Today’s tip is inspired by a story sent in by a reader and friend—a story that doesn’t always have such a happy ending. From Laurie Armstrong G.:
“When my husband first got his passport, I told him that it was the most valuable thing he owns. My own words came back to me after I boarded a United LAX-Melbourne flight recently.
Everything started out normally. I showed my passport and boarding pass to the gate agent and walked down the jet bridge, excited to experience the new Dreamliner. When I got to my seat, my seat mate—a little old lady I’ll call ‘Shirley’—asked if I would mind changing seats with her traveling companion so they could sit together. Since both were window seats, I gathered up my stuff and moved over to where her dear old ‘Danny’ had been sitting.
A flight attendant came around with the customs cards and I decided to go ahead and fill it out to save time later. But I could not find my passport or boarding pass. I checked every part of my carry-on bags, the pockets of my jacket (my pants had no pockets), all of the compartments of my seat, even got on the floor to feel around for it. I went to Shirley and Danny’s seats and asked them to move into the aisle so I could search their areas, too. This was no small feat as Danny was not very mobile and needed a cane. Still nothing.

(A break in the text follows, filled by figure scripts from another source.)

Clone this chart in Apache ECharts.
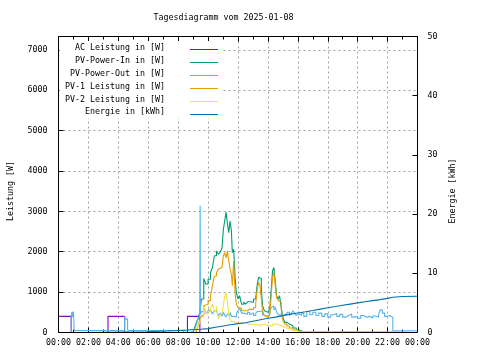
<!DOCTYPE html>
<html><head><meta charset="utf-8">
<script src="https://cdn.jsdelivr.net/npm/echarts@6/dist/echarts.min.js"></script>
<style>html,body{margin:0;padding:0;background:#fff}#c{width:480px;height:360px}</style>
</head><body><div id="c"></div>
<script>
// ---- data (hours, value) ----
const titleText = 'Tagesdiagramm vom 2025-01-08';
const seriesNames = ['AC Leistung in [W]','PV-Power-In in [W]','PV-Power-Out in [W]','PV-1 Leistung in [W]','PV-2 Leistung in [W]','Energie in [kWh]'];
const seriesColors = ['#9400d3','#009e73','#56b4e9','#e69f00','#f0e442','#0072b2'];

const acPower = [[0,400],[0.85,0],[3.31,400],[4.42,0],[8.62,400],[9.45,0],[24,0]];

const pvPowerIn = [[0,0],[9.0,0],[9.11,130],[9.22,250],[9.33,340],[9.44,500],[9.56,830],[9.71,1340],[9.84,1200],
[10.0,1320],[10.16,1480],[10.29,1610],[10.42,1900],[10.56,2020],[10.69,1940],[10.82,1990],[10.93,2100],
[11.02,2550],[11.11,2760],[11.2,2980],[11.29,2710],[11.38,2470],[11.47,2760],[11.56,2510],[11.62,1980],
[11.71,2060],[11.8,1400],[11.89,990],[12.0,830],[12.11,910],[12.24,700],[12.38,750],[12.51,700],[12.64,760],
[12.78,790],[12.91,750],[13.04,830],[13.18,870],[13.29,1200],[13.38,1370],[13.47,1340],[13.56,1080],[13.64,670],
[13.76,540],[13.89,500],[14.02,460],[14.13,620],[14.22,1080],[14.31,1530],[14.4,1610],[14.49,1280],[14.58,910],
[14.69,830],[14.78,910],[14.89,620],[15.0,380],[15.13,250],[15.27,210],[15.44,170],[15.67,110],[15.89,60],
[16.11,25],[16.33,0],[24,0]];

const pvPowerOut = [[0,0],[0.85,400],[0.9,510],[0.95,380],[1.0,520],[1.05,50],[3.31,50],[4.42,400],[4.47,330],[4.62,50],
[8.35,0],[8.5,40],[8.6,0],[8.8,30],[9.0,20],[9.11,90],[9.22,200],[9.33,340],[9.44,420],[9.47,3140],[9.49,450],
[9.56,520],[9.71,660],[9.84,500],[10.0,560],[10.16,600],[10.29,460],[10.42,540],[10.56,500],[10.69,420],[10.82,480],
[10.93,400],[11.02,500],[11.11,430],[11.2,380],[11.29,460],[11.38,420],[11.47,500],[11.56,400],[11.71,380],
[11.89,460],[12.0,540],[12.11,600],[12.24,480],[12.38,520],[12.51,450],[12.64,500],[12.78,440],[12.91,480],
[13.04,420],[13.18,470],[13.29,520],[13.47,540],[13.64,440],[13.76,400],[13.89,380],[14.02,440],[14.13,500],
[14.22,620],[14.31,660],[14.4,560],[14.49,620],[14.58,500],[14.69,440],[14.78,420],[14.89,480],[15.0,400],
[15.13,450],[15.27,500],[15.44,420],[15.56,470],[15.67,540],[15.78,480],[15.89,420],[16.0,460],[16.11,420],
[16.25,480],[16.4,400],[16.6,520],[16.8,440],[17.0,500],[17.2,420],[17.4,480],[17.6,400],[17.8,460],[18.0,380],
[18.2,440],[18.4,470],[18.6,400],[18.8,450],[19.0,380],[19.2,420],[19.4,460],[19.6,380],[19.8,400],[20.0,350],
[20.2,420],[20.4,380],[20.6,400],[20.8,360],[21.0,410],[21.2,380],[21.4,440],[21.5,560],[21.65,480],[21.8,400],
[22.0,420],[22.15,380],[22.35,45],[24,45]];

const pv1Power = [[0,0],[9.2,0],[9.33,170],[9.44,300],[9.56,420],[9.71,660],[9.84,700],[10.0,790],[10.16,910],
[10.29,1160],[10.42,1400],[10.56,1480],[10.69,1570],[10.82,1610],[10.93,1570],[11.02,1900],[11.11,1980],
[11.2,1850],[11.29,2020],[11.38,1770],[11.47,1570],[11.56,1440],[11.62,1160],[11.71,1770],[11.8,990],[11.89,700],
[12.0,620],[12.11,600],[12.24,540],[12.38,570],[12.51,540],[12.64,580],[12.78,580],[12.91,570],[13.04,620],
[13.18,700],[13.29,1080],[13.38,1240],[13.47,1160],[13.56,830],[13.64,540],[13.76,420],[13.89,380],[14.02,340],
[14.13,460],[14.22,910],[14.31,1370],[14.4,1490],[14.49,1160],[14.58,870],[14.69,790],[14.78,750],[14.89,540],
[15.0,300],[15.13,210],[15.27,160],[15.44,110],[15.67,60],[15.89,25],[16.11,0],[24,0]];

const pv2Power = [[0,0],[9.1,0],[9.22,90],[9.33,170],[9.44,250],[9.56,380],[9.71,660],[9.84,460],[10.0,520],
[10.16,600],[10.29,700],[10.42,540],[10.56,650],[10.69,340],[10.82,440],[10.93,490],[11.02,660],[11.11,900],
[11.2,990],[11.29,790],[11.38,460],[11.47,320],[11.56,270],[11.71,240],[11.89,210],[12.11,250],[12.38,210],
[12.64,200],[12.91,210],[13.18,170],[13.47,210],[13.76,170],[14.02,160],[14.31,210],[14.58,170],[14.89,130],
[15.13,90],[15.44,50],[15.89,25],[16.11,0],[24,0]];

const energyKWh = [[0,0],[0.85,0.05],[3.0,0.12],[5.9,0.25],[7.3,0.4],[8.6,0.5],[9.0,0.55],[9.5,0.65],[10,0.9],
[10.5,1.1],[11,1.3],[11.5,1.5],[12,1.65],[12.5,1.9],[13,2.15],[13.5,2.4],[14,2.6],[14.5,2.85],[15,3.1],[15.5,3.3],
[16,3.5],[16.5,3.72],[17,3.95],[17.5,4.17],[18,4.38],[18.5,4.6],[19,4.8],[19.5,5.0],[20,5.2],[20.5,5.38],
[21,5.56],[21.5,5.76],[22,5.95],[22.35,6.08],[23,6.13],[24,6.2]];

const leftAxisName = 'Leistung [W]';
const rightAxisName = 'Energie [kWh]';

// ---- chart ----
const FONT = 'DejaVu Sans Mono';
const FS = 8.3;
const G = {left: 58.5, top: 36.5, right: 62.5, bottom: 27.5};
const plotW = 480 - G.left - G.right, plotH = 360 - G.top - G.bottom;
const allData = [acPower, pvPowerIn, pvPowerOut, pv1Power, pv2Power, energyKWh];

const chart = echarts.init(document.getElementById('c'), null, {renderer: 'canvas'});
const fmtHour = v => { const h = Math.round(v) % 24; return (h < 10 ? '0' : '') + h + ':00'; };
const fmtPlain = v => String(Math.round(v));
const tickStyle = {color: '#000', width: 1};
const dashed = {color: '#a0a0a0', type: [2, 3], width: 1};
const noLine = {show: false, onZero: false};

const legendEls = [];
legendEls.push({type: 'rect', z: 50, shape: {x: 59.5, y: 41, width: 163, height: 77}, style: {fill: '#fff'}});
const textY = [48.3, 61, 73.7, 86.7, 100, 112.3];
const lineY = [49.5, 62.5, 75.5, 88.5, 101.5, 114.5];
seriesNames.forEach((n, i) => {
  legendEls.push({type: 'text', z: 51, x: 165, y: textY[i], style: {text: n, fill: '#000', fontFamily: FONT, fontSize: FS, textAlign: 'right', textVerticalAlign: 'middle'}});
  legendEls.push({type: 'line', z: 51, shape: {x1: 190, y1: lineY[i], x2: 218, y2: lineY[i]}, style: {stroke: seriesColors[i], lineWidth: 1}});
});

chart.setOption({
  animation: false,
  backgroundColor: '#fff',
  grid: {left: G.left, top: G.top, right: G.right, bottom: G.bottom, show: false},
  xAxis: [
    {type: 'value', min: 0, max: 24, interval: 2, position: 'bottom',
     axisLine: noLine,
     axisTick: {show: true, inside: true, length: 5, lineStyle: tickStyle},
     minorTick: {show: true, splitNumber: 2, length: 3, lineStyle: tickStyle},
     axisLabel: {formatter: fmtHour, color: '#000', fontFamily: FONT, fontSize: FS, margin: 6},
     splitLine: {show: true, lineStyle: dashed}},
    {type: 'value', min: 0, max: 24, interval: 2, position: 'top',
     axisLine: noLine,
     axisTick: {show: true, inside: true, length: 5, lineStyle: tickStyle},
     minorTick: {show: true, splitNumber: 2, length: 3, lineStyle: tickStyle},
     axisLabel: {show: false}, splitLine: {show: false}}
  ],
  yAxis: [
    {type: 'value', min: 0, max: 7330, interval: 1000, position: 'left',
     axisLine: noLine,
     axisTick: {show: true, inside: true, length: 5, lineStyle: tickStyle},
     axisLabel: {formatter: fmtPlain, color: '#000', fontFamily: FONT, fontSize: FS, margin: 11, showMaxLabel: false},
     splitLine: {show: true, lineStyle: dashed}},
    {type: 'value', min: 0, max: 50, interval: 10, position: 'right',
     axisLine: noLine,
     axisTick: {show: true, inside: true, length: 5, lineStyle: tickStyle},
     axisLabel: {formatter: fmtPlain, color: '#000', fontFamily: FONT, fontSize: FS, margin: 10},
     splitLine: {show: false}}
  ],
  series: allData.map((d, i) => ({
    name: seriesNames[i], type: 'line', data: d, step: 'end',
    xAxisIndex: 0, yAxisIndex: i === 5 ? 1 : 0,
    showSymbol: false, symbol: 'none',
    lineStyle: {color: seriesColors[i], width: 1.1},
    itemStyle: {color: seriesColors[i]},
    emphasis: {disabled: true}
  })),
  graphic: {elements: [
    {type: 'rect', z: 100, shape: {x: G.left, y: G.top, width: plotW, height: plotH}, style: {fill: null, stroke: '#000', lineWidth: 1}},
    {type: 'text', z: 100, x: 223.5, y: 18, style: {text: titleText, fill: '#000', fontFamily: FONT, fontSize: FS, textAlign: 'center', textVerticalAlign: 'middle'}},
    {type: 'text', z: 100, x: 10.5, y: 191, rotation: Math.PI / 2, style: {text: leftAxisName, fill: '#000', fontFamily: FONT, fontSize: FS, textAlign: 'center', textVerticalAlign: 'middle'}},
    {type: 'text', z: 100, x: 452.5, y: 191, rotation: Math.PI / 2, style: {text: rightAxisName, fill: '#000', fontFamily: FONT, fontSize: FS, textAlign: 'center', textVerticalAlign: 'middle'}}
  ].concat(legendEls)}
});
</script></body></html>
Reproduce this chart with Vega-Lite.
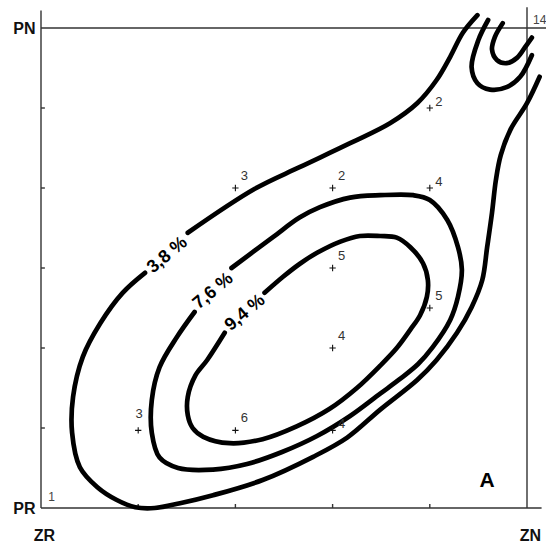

Soon there were about four flight attendants and one of the pilots (Mr. Beau Brant) searching for my passport and asking me questions. They made it clear, as nicely as they could, that they could not take me out of the country if I did not have my passport. The crazy thing was, I know I brought it onto the plane. I had shown it to the gate agent. It was on that plane somewhere.
The flight crew found my boarding pass in Shirley and Danny’s area. I stayed away and let them handle that situation. Still, the clock was ticking and I had no passport. Eventually, the lead flight attendant came and told me—very apologetically—that I would have to leave the plane. I was so flustered by the whole ordeal that I could think of nothing to do but gather my stuff and follow the gate agent down the ramp. The door to the plane closed behind me and the jet bridge pulled away.
My mind was a flurry of questions. Where was my passport hiding? Would the cleaning crew find it days later in some other country? How soon could I get a new passport? It was Saturday night and Monday was a holiday. Do I just go home to San Francisco? What about the whole business trip planned to Melbourne and Sydney? Could I even get a refund or credit for the missed flights?
A feeling of doom began to replace the sensation of panic. Then a voice came over the radio: “We found the passport. Bring her back.” It was a miracle! I walked down the ramp, the jet bridge stretched out and the door to the plane opened (which I’ve heard never happens; once it’s closed, it’s closed).
The other passengers in my cabin applauded as I got to my seat. The United crew all came by to say how happy they were that I was able to make the flight. I sat for about an hour in a complete state of shock. I found out later that my passport had been found in Shirley’s purse. I guess it fell when I was moving to exchange seats with Danny and she picked it up and thought it was hers. One of the crew said she was very reluctant to have her purse searched but…but there it was.
Many lessons learned that night. Most of all: You cannot be too careful with your passport. Never lose track of its whereabouts. And don’t waste a second when you realize it’s missing. Above all, I am sincerely grateful to the United crew members who were so helpful and thorough and never gave up the hunt. My passport and the entire trip would have been lost without them!”
First, I’m happy that this ended well for Laurie! Second, her lessons are worth sharing. You should of course always keep your passport close, but if you do misplace it, don’t waste any time trying to locate it. You never know what that wasted time could end up costing you. And finally, thanks to the United team for their efforts.